Another impetus was the rejuvenation of Australia’s Science and Industry Endowment Fund by a large injection of funds from CSIRO, based on income from the global licensing of its wireless local area network (LAN) technology – one of Australia’s most prominent global inventions. Here, the collaborative nature of the precinct was crucial: the endowment fund grants are primarily for supporting multidisciplinary and multi-institutional approaches to creating modern technologies.
Factories of the future
“CSIRO and Monash both saw that an initiative built around advanced manufacturing – ‘factories of the future’ – was where we could play to the two organisations’ strengths,” Professor Smith says.
“We looked at our relative capabilities in manufacturing technologies, and one area where there are clear synergies is in additive manufacturing [3-D printing] and skills in materials science and polymer chemistry.” (CSIRO developed the plastic banknotes in use in almost 30 countries.)
“Gone are the days when a country such as Australia could make its fortune selling toasters. We need now to be working with advanced materials and components for the next generation of technologies in the aerospace, defence, marine and health industries.”
Achieving this, however, needs a research capability that extends into the absolute frontiers of science, particularly in nanotechnology and materials imaging – something the precinct provides. Its occupants also already have significant international reach, working with companies such as Boeing, Airbus, Bombardier, Microturbo, Siemens and Leica.

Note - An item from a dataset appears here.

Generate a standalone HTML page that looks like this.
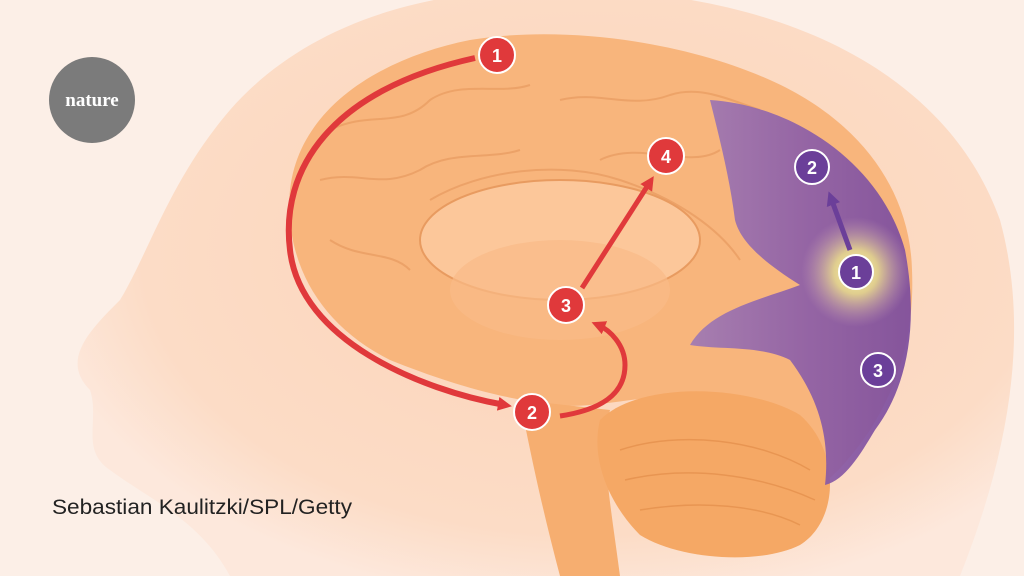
<!DOCTYPE html>
<html><head><meta charset="utf-8"><style>
html,body{margin:0;padding:0;width:1024px;height:576px;overflow:hidden;background:#fcefe7}
svg{display:block}
</style></head><body>
<svg width="1024" height="576" viewBox="0 0 1024 576" xmlns="http://www.w3.org/2000/svg">
<defs>
<radialGradient id="glow" cx="0.5" cy="0.5" r="0.5">
<stop offset="0" stop-color="#fffbb0" stop-opacity="1"/>
<stop offset="0.4" stop-color="#f4e98a" stop-opacity="0.8"/>
<stop offset="1" stop-color="#c9a0b8" stop-opacity="0"/>
</radialGradient>
<radialGradient id="head" cx="0.55" cy="0.45" r="0.6">
<stop offset="0" stop-color="#fbd3b8"/>
<stop offset="0.8" stop-color="#fcdcc6"/>
<stop offset="1" stop-color="#fde8dc"/>
</radialGradient>
<linearGradient id="purp" x1="0" y1="0" x2="1" y2="0">
<stop offset="0" stop-color="#a07ab4"/>
<stop offset="0.5" stop-color="#8d5fa8"/>
<stop offset="1" stop-color="#7b4c9e"/>
</linearGradient>
<marker id="ap" markerWidth="14" markerHeight="14" refX="7" refY="7" orient="auto" markerUnits="userSpaceOnUse">
<path d="M0,0 L14,7 L0,14 z" fill="#6b3f99"/></marker>
<marker id="ar2" markerWidth="14" markerHeight="14" refX="7" refY="7" orient="auto" markerUnits="userSpaceOnUse">
<path d="M0,0 L14,7 L0,14 z" fill="#e0393b"/></marker>
</defs>
<path d="M230 576 C200 520 150 500 110 470 C80 450 100 420 90 390 C60 360 90 330 120 300 C150 250 170 180 230 110 C300 30 420 -20 600 -10 C800 0 950 80 1000 220 C1030 330 1010 450 960 576 Z" fill="url(#head)"/>
<path d="M290 220 C280 120 370 60 470 40 C560 25 680 40 770 80 C860 120 910 190 912 270 C915 340 895 390 870 430 C850 460 830 480 820 485 C780 470 740 430 700 400 C650 390 600 410 560 405 C500 400 440 380 390 360 C330 330 295 280 290 220 Z" fill="#f8b57c"/>
<g fill="none" stroke="#e89b60" stroke-width="2" opacity="0.7">
<path d="M330 130 C370 110 400 130 430 100 C460 80 500 95 530 85"/>
<path d="M320 180 C360 170 380 190 420 170 C450 150 490 160 520 150"/>
<path d="M560 100 C600 90 630 110 670 95 C700 85 730 100 760 110"/>
<path d="M600 160 C640 140 690 170 720 150"/>
<path d="M330 240 C360 260 390 250 410 270"/>
<path d="M430 200 C480 170 560 160 620 180 C680 200 720 230 740 260"/>
</g>
<ellipse cx="560" cy="240" rx="140" ry="60" fill="#fcc79a" stroke="#e89b60" stroke-width="2"/>
<ellipse cx="560" cy="290" rx="110" ry="50" fill="#f9bb88" opacity="0.7"/>
<path d="M520 400 C530 450 540 500 560 576 L620 576 C610 500 600 450 610 410 Z" fill="#f6ae70"/>
<path d="M600 420 C640 380 750 385 800 415 C840 450 840 520 800 545 C760 565 680 560 640 535 C610 505 590 460 600 420 Z" fill="#f5a865"/>
<g fill="none" stroke="#e38e4a" stroke-width="1.5" opacity="0.7">
<path d="M620 450 C680 430 760 440 810 470"/>
<path d="M625 480 C690 465 760 475 815 500"/>
<path d="M640 510 C700 500 760 505 800 525"/>
</g>
<path d="M710 100 C790 105 880 160 905 250 C920 330 905 390 875 430 C860 455 845 480 825 485 C830 440 820 400 790 360 C760 345 720 350 690 345 C710 310 760 300 800 285 C760 260 740 240 735 220 C730 180 720 140 710 100 Z" fill="url(#purp)" opacity="0.92"/>
<circle cx="856" cy="272" r="55" fill="url(#glow)"/>
<path d="M475 58 C330 90 280 170 290 250 C300 340 420 390 505 405" fill="none" stroke="#e0393b" stroke-width="6" marker-end="url(#ar2)"/>
<path d="M560 416 C600 410 625 395 625 365 C625 345 610 330 598 325" fill="none" stroke="#e0393b" stroke-width="5" marker-end="url(#ar2)"/>
<path d="M582 288 L650 182" fill="none" stroke="#e0393b" stroke-width="5" marker-end="url(#ar2)"/>
<path d="M850 250 L831 198" fill="none" stroke="#6b3f99" stroke-width="5" marker-end="url(#ap)"/>
<g font-family="Liberation Sans, sans-serif" font-weight="bold" font-size="18" fill="#fff" text-anchor="middle">
<circle cx="497" cy="55" r="18" fill="#e0393b" stroke="#fff" stroke-width="2"/><text x="497" y="62">1</text>
<circle cx="666" cy="156" r="18" fill="#e0393b" stroke="#fff" stroke-width="2"/><text x="666" y="163">4</text>
<circle cx="566" cy="305" r="18" fill="#e0393b" stroke="#fff" stroke-width="2"/><text x="566" y="312">3</text>
<circle cx="532" cy="412" r="18" fill="#e0393b" stroke="#fff" stroke-width="2"/><text x="532" y="419">2</text>
<circle cx="812" cy="167" r="17" fill="#6b3f99" stroke="#fff" stroke-width="2"/><text x="812" y="174">2</text>
<circle cx="856" cy="272" r="17" fill="#6b3f99" stroke="#fff" stroke-width="2"/><text x="856" y="279">1</text>
<circle cx="878" cy="370" r="17" fill="#6b3f99" stroke="#fff" stroke-width="2"/><text x="878" y="377">3</text>
</g>
<circle cx="92" cy="100" r="43" fill="#7b7b7b"/>
<text x="92" y="106" font-family="Liberation Serif, serif" font-weight="bold" font-size="19" fill="#fff" text-anchor="middle">nature</text>
<text x="52" y="514" font-family="Liberation Sans, sans-serif" font-size="21" fill="#222" textLength="300" lengthAdjust="spacingAndGlyphs">Sebastian Kaulitzki/SPL/Getty</text>
</svg>
</body></html>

But that is only part of the story that Professor Smith intends to see unfold: “The challenge also is to look at some of the manufacturing processes among our smaller and mid-size industries in Australia.”
New industries
Professor Smith asks: “Are there new ways in which we can increase efficiencies, are there ways we can make the final product superior, can we reduce energy costs, can we replace conventional smelting and casting with 3-D printing … and beyond this, can we actually create new industries using some of these technologies?”
He says an initial challenge for the precinct will be to develop an interface that allows industry to engage with it as a one-stop shop for all the research capabilities that are either within the precinct or accessible via communication portals to other CSIRO research sites or even other universities.
“How can we make it easier for a designer or engineer in, say, Darwin, to be able to work with researchers in Melbourne? Can they transmit large data sets, such as a CAD [computer-aided design] program that will allow something conceptualised in Darwin to be built here? Can we build virtual prototypes … see how, or if, something works in a virtual environment before committing to manufacture?”
These questions are already partly answered by a new A$8 million graphics processing unit supercomputer shared between Monash and the Australian Synchrotron.
The supercomputer is the nucleus of a network that allows the imaging community across the country to be ‘plugged in’ via a cloud computing interface that provides access to the synchrotron.
“It is brilliant computing, but only because of the brilliant people who are constantly being challenged to work with larger and more complex data sets,” Professor Smith says.
The goal now is to encourage industry to work with these skills and technical resources. “If we can deliver superior products from our technologies, then industry will be more willing to partner us on bigger and bigger projects.
“This has a flow-on effect in attracting the best and brightest researchers, academics and students – people seeking an environment in which they can do really good and relevant science.”